Series of killings in Tampa, police scour neighborhood



Last month, police said that three seemingly random killings within 11 days in Seminole Heights were all linked. Benjamin Mitchell, 22, was shot and killed in front of his home October 9. Monica Hoffa, 32, was killed October 11. A city employee found her body two days afterward in a vacant parking lot half a mile from where Mitchell died.

Anthony Naiboa, an autistic 20-year-old who had just graduated from high school, became the third victim when he accidentally got on the wrong bus and ended up in the neighborhood by mistake, police said.

A 60-year-old man was shot and killed Tuesday morning in Tampa's Seminole Heights area, the fourth such death in what police say is a string of unsolved killings in that neighborhood within the past month.
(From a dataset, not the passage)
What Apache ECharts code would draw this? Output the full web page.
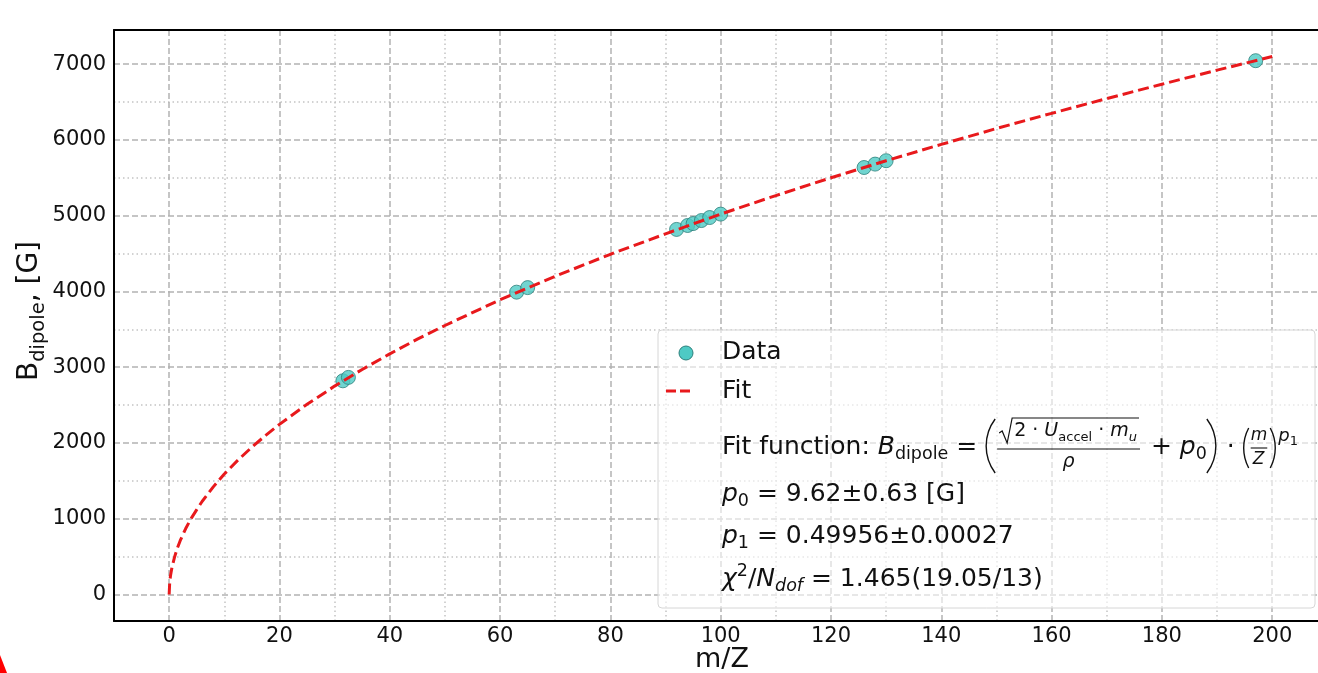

Ronald Felton was shot in the back just before 5 a.m., police said. He was crossing the street to a church where he regularly helped feed the homeless, his relatives told.
Reginald Felton, his twin brother, said he urged Ronald not to go into the neighborhood at that time of day because of the other killings.

"I talked to him, but he got his own way, he still (goes) out at that time of the morning," he said.
Police and FBI agents searched the neighborhood for the suspect, but made no arrests.
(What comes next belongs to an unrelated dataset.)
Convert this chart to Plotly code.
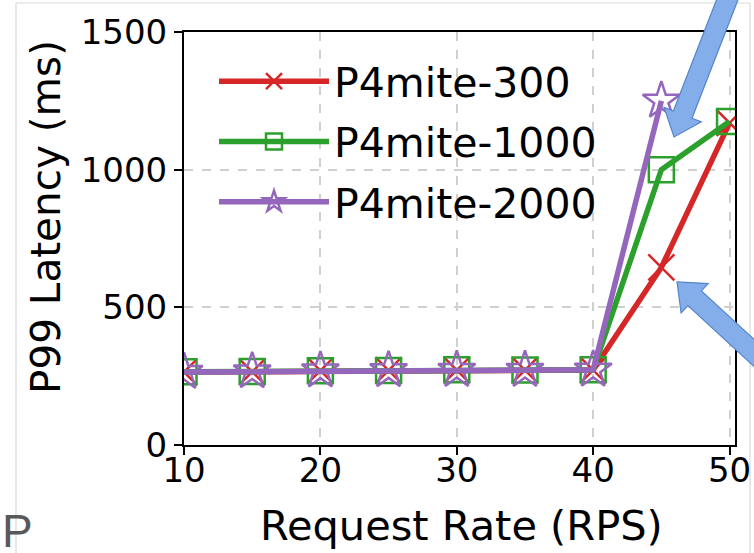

"It is all in the probably 10-block, 15-block area," Mayor Bob Buckhorn told. "And so we're just going to do our good police work and hopefully get a break."
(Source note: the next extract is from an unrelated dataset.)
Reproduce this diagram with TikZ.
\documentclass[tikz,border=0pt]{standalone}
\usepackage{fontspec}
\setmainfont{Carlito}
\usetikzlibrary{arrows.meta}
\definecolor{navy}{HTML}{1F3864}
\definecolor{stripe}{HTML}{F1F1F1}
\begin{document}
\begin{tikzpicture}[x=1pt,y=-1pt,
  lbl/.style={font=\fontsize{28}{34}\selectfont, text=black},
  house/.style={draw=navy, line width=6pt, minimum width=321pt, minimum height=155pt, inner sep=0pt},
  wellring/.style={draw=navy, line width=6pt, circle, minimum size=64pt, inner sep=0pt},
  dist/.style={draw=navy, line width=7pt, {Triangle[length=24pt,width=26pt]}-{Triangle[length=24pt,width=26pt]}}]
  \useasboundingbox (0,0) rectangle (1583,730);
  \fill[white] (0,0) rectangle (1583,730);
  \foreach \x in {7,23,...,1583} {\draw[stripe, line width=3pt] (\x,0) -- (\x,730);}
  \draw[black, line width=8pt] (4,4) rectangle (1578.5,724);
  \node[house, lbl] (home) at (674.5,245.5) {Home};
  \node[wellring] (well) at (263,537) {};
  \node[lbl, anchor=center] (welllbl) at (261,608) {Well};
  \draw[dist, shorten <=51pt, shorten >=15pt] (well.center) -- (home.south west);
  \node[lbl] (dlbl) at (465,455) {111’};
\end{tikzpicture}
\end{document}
A witness provided a description of the suspect, police Chief Brian Dugan said. "When I spoke to her, she said if our officer had been five seconds earlier, he would have been able to stop it," he said.

Dugan described the suspect as a black male between 6 feet and 6 feet 2 inches with a thin build and a light complexion. He was wearing all black and a black baseball cap and armed with a large black pistol, police said. Police said they believe the suspect also lives in the same neighborhood as the shootings.

The killings have vexed investigators, who remain desperate for clues.
Police released grainy video last month of a person walking near the site of one of the killings.